We mortals become thin-skinned and thick-souled around this time of year. As a certain pagan celebration approaches, the boundaries between the seen and the unseen become more tenuous, sliding the two worlds into a spiritual overlap.
As the physical border between life and death, cemeteries re-emerge in our public consciousness. In October these repositories for our corporeal shells spark ghoulish curiosity or fear which can also be expressed as swaggering false bravado in male teens.
Wandering in these nature preserves for the dead can inspire the living spirit to poetic musings, historical insight and an appreciation for the natural world. After all, there’s nothing like a taste of mortality to get the soul squirming.
While the city of Colma alone houses more of the dead than the living, the East Bay has many opportunities for a spirituality check.
Building foundations: The Alhambra and St. Catherine cemeteries face one another on Talbart Avenue, off Carquinez Scenic Drive in Martinez. Alhambra became the last corporeal destination for county residents in 1854, including Lafayette founder Elam Brown, Concord founder Don Salvio Pacheco, and the captain who stumbled upon Yosemite Valley, Joseph Rutherford Walker. The children and grandchildren of Don Ygnacio Martinez (himself buried at Mission San Jose) lay in repose at St. Catherine’s. The graves, designated by numbers only, house the remains of 19th-century paupers and Chinese immigrants who labored at the railroads and Delta levees. If you want to walk among the weather-worn tombstones, the police department will lend you the key for the padlocked gates. On weekends you’ll need to call from the station dispatch phone. The station is at 525 Henrietta St., Martinez, 925-372-3443.
On a wing and a prayer: A peaceful quiet not only helps in getting eternal rest, but provides an idyllic nesting ground for birds. Last year’s 98th annual National Audubon Society Christmas Bird Count tallied up at least 50 feathered birds at the Alamo-Lafayette Cemetery. 3285 Mount Diablo Blvd., Lafayette, 925-284-1353, open sunrise to sundown.
Leave-takings: The physical world assumes a brightly hued vibrancy in the autumn months at the Mountain View Cemetery, a lovely place to watch the changeover from summer to fall. Next door, the Chapel of the Chimes and its columbarium and mausoleum provide a serenely dramatic atmosphere for exploration. 5000 Piedmont Ave., Oakland, 510-658-2588, open 8 a.m.-5 p.m. daily.
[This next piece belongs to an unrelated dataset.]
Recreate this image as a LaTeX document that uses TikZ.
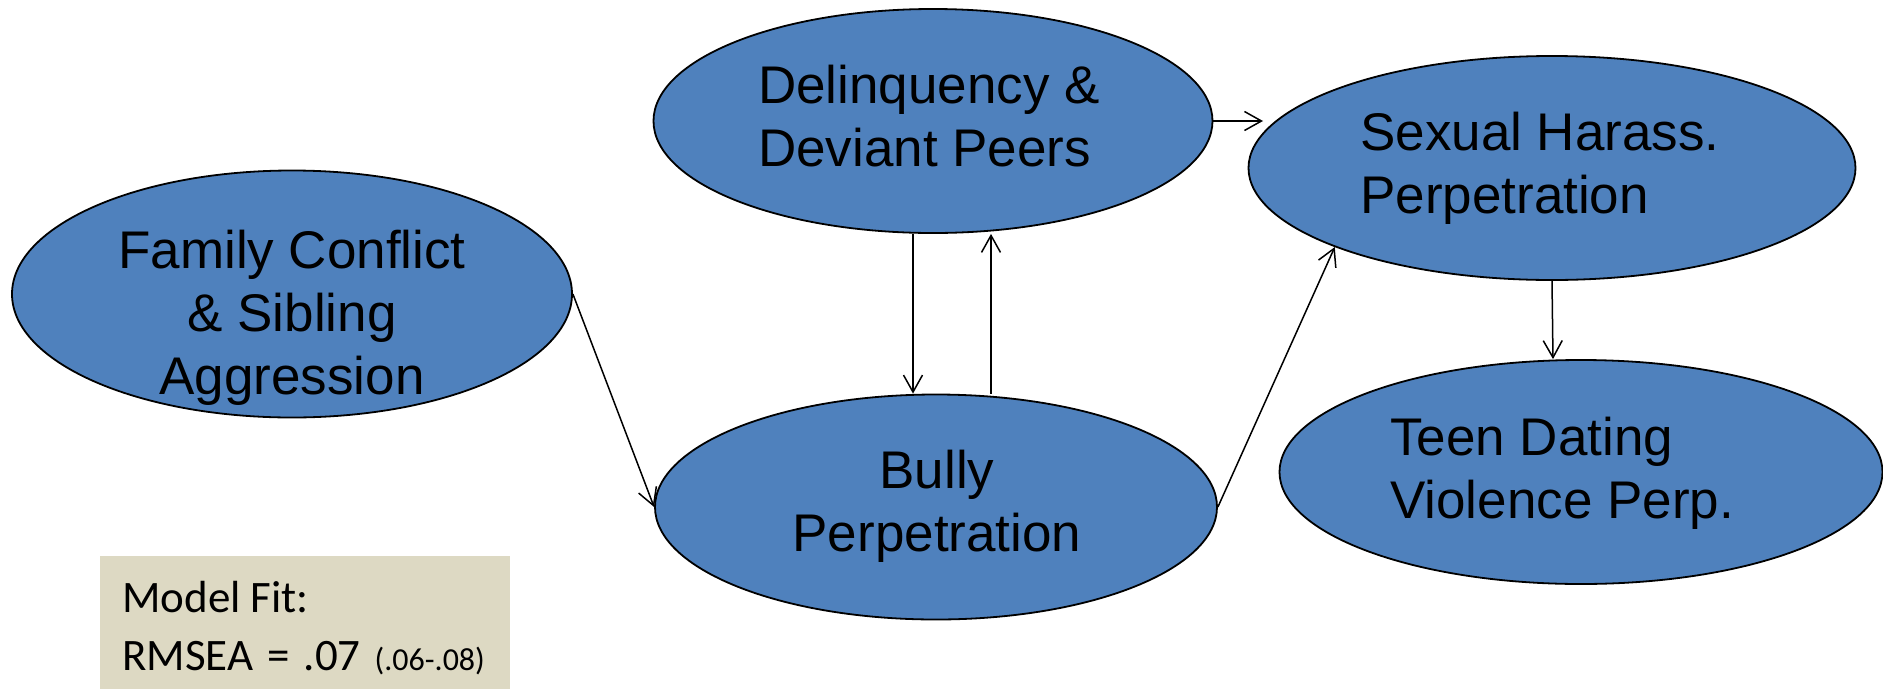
\documentclass[tikz,border=0pt]{standalone}
\usepackage{fontspec}
\setmainfont{Liberation Sans}
\newfontfamily\calfont{Carlito}
\usetikzlibrary{shapes.geometric,arrows.meta}
\definecolor{ovalblue}{HTML}{4F81BD}
\definecolor{fitbg}{HTML}{DDD9C3}
\begin{document}
\begin{tikzpicture}[x=1pt,y=-1pt,
  oval/.style={ellipse, draw=black, line width=1.8pt, fill=ovalblue, inner sep=0pt},
  lbl/.style={font=\fontsize{53}{63}\selectfont, inner sep=0pt},
  arr/.style={line width=1.5pt, -{Straight Barb[length=17pt,width=19pt,line width=1.5pt]}}]
\useasboundingbox (0,0) rectangle (1883,689);
% ellipses
\node[oval, minimum width=560pt, minimum height=247pt] (family) at (292,294) {};
\node[oval, minimum width=559pt, minimum height=224pt] (delin) at (933,121) {};
\node[oval, minimum width=607pt, minimum height=224pt] (sexual) at (1552,168) {};
\node[oval, minimum width=562pt, minimum height=225pt] (bully) at (936,507) {};
\node[oval, minimum width=603pt, minimum height=224pt] (teen) at (1581,472) {};
% labels
\node[lbl, anchor=base] (tfamily) at (292,268) {\begin{tabular}[t]{@{}c@{}}Family Conflict\\\& Sibling\\Aggression\end{tabular}};
\node[lbl, anchor=base west] (tdelin) at (758,103) {\begin{tabular}[t]{@{}l@{}}Delinquency \&\\Deviant Peers\end{tabular}};
\node[lbl, anchor=base west] (tsexual) at (1360,150) {\begin{tabular}[t]{@{}l@{}}Sexual Harass.\\Perpetration\end{tabular}};
\node[lbl, anchor=base] (tbully) at (937,488) {\begin{tabular}[t]{@{}c@{}}Bully\\Perpetration\end{tabular}};
\node[lbl, anchor=base west] (tteen) at (1390,455) {\begin{tabular}[t]{@{}l@{}}Teen Dating\\Violence Perp.\end{tabular}};
% model fit box
\node[fill=fitbg, inner sep=0pt, minimum width=410pt, minimum height=133pt, anchor=north west] (fitbox) at (100,556) {};
\node[anchor=base west, inner sep=0pt, font=\calfont\fontsize{45}{58}\selectfont] (fittext) at (122,612)
  {\begin{tabular}[t]{@{}l@{}}Model Fit:\\RMSEA\hspace{14pt}=\hspace{14pt}.07\hspace{14pt}{\fontsize{32}{38}\selectfont(.06-.08)}\end{tabular}};
% connectors
\coordinate (shtip) at (1263,121);
\draw[arr] (delin.east) -- (shtip);
\draw[arr] ([xshift=-20pt]delin.south) -- ([xshift=-23pt]bully.north);
\draw[arr] ([xshift=55pt]bully.north) -- ([xshift=58pt]delin.south);
\draw[arr] (family.east) -- (bully.west);
\draw[arr] (bully.east) -- (sexual.200);
\draw[arr] (sexual.south) -- ([xshift=-28pt]teen.north);
\end{tikzpicture}
\end{document}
On a clear day you can see forever: Even the living will find it hard to leave Sunset View Cemetery and Mortuary Hillside. Vantage points throughout the expanse give one astounding view after another of the bay. The water shimmers with a blue-white brilliance, contrasting the red-topped roofs and green patches of land. The panorama encompasses the Bay, Golden Gate and Richmond-San Rafael bridges in one fell swoop. 101 Colusa Ave., Kensington, 510-525-5111, open 8 a.m.-dusk.
Missionary man and woman: The 1868 earthquake toppled the original Mission San Jose, the most prosperous of all the missions, but a 1996 reconstruction brought back a facsimile of the 1809 adobe building. One mile off Interstate 680, on Mission Boulevard in Fremont, the mission complex retains the original, small cemetery where pioneer families lay in repose. These include the likes of Augustine Bernal, Salvio Alviso, Jose and Valentin Bernal, and Susanna Kottinger (whose Kottinger Barn in Pleasanton is a historic landmark). Other bodies may be buried under the old church floor, but the only marked grave is that of Robert Livermore, the first Anglo settler in Livermore Valley. 43300 Mission Blvd., Fremont, 510-657-1797, open 10 a.m.-5 p.m., donation $1-$2.